Sample Rules Description
Hadoop-NameNodeCluster-Disk-Remaining Checks the remaining disk ratio of the entire Hadoop cluster.
Hadoop-DataNode-Disk-Remaining Checks the remaining disk ration of a single datanode
HADOOP_RULE_DISK_REMAINING_THRESHOLD: Possible values 1.0 - 100.
Hadoop-Datanodes-In-Errors Checks the number of nodes with errors
HADOOP_RULE_DATANODES_ERROR_THRESHOLD: Integer values.
Hadoop-Blocks-In-Error Checks the number of blocks with error
HADOOP_RULE_BLOCKS_ERROR_THRESHOLD: Integer values.

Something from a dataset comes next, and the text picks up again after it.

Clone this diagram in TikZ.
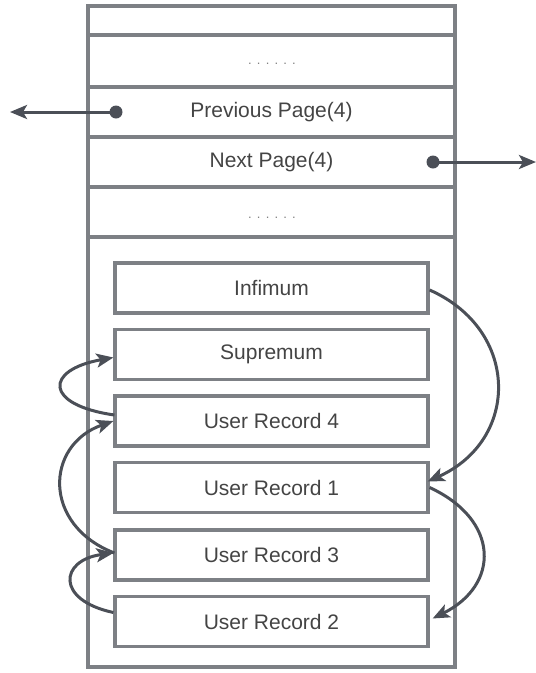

Hadoop-Nodemanager-In-Error: Checks the number of nodemanagers with error
HADOOP_RULE_NODEMANAGER_ERROR_THRESHOLD: Integer value.
Hadoop-Applications-In-Error: Checks the number of application with error
HADOOP_RULE_APPLICATION_ERROR_THRESHOLD: Integer values.
Hadoop-SecondaryNamenode-Status : Checks the connection status of JMX plugin to Secondarynamenode service.
Hadoop-NodeManager-State: Checks the state of nodemanager
HADOOP_RULE_NODEMANAGER_UNHEALTHY:
 
Default: UNHEALTY
   

Note: The sample configuration file is verified to be working with Apache Hadoop 3.0.0, Python 2.7, and Netprobe 4.5 version.

Once the Gateway for rules configuration appears in the SampleRules Includes section, you can set the rules and alerts.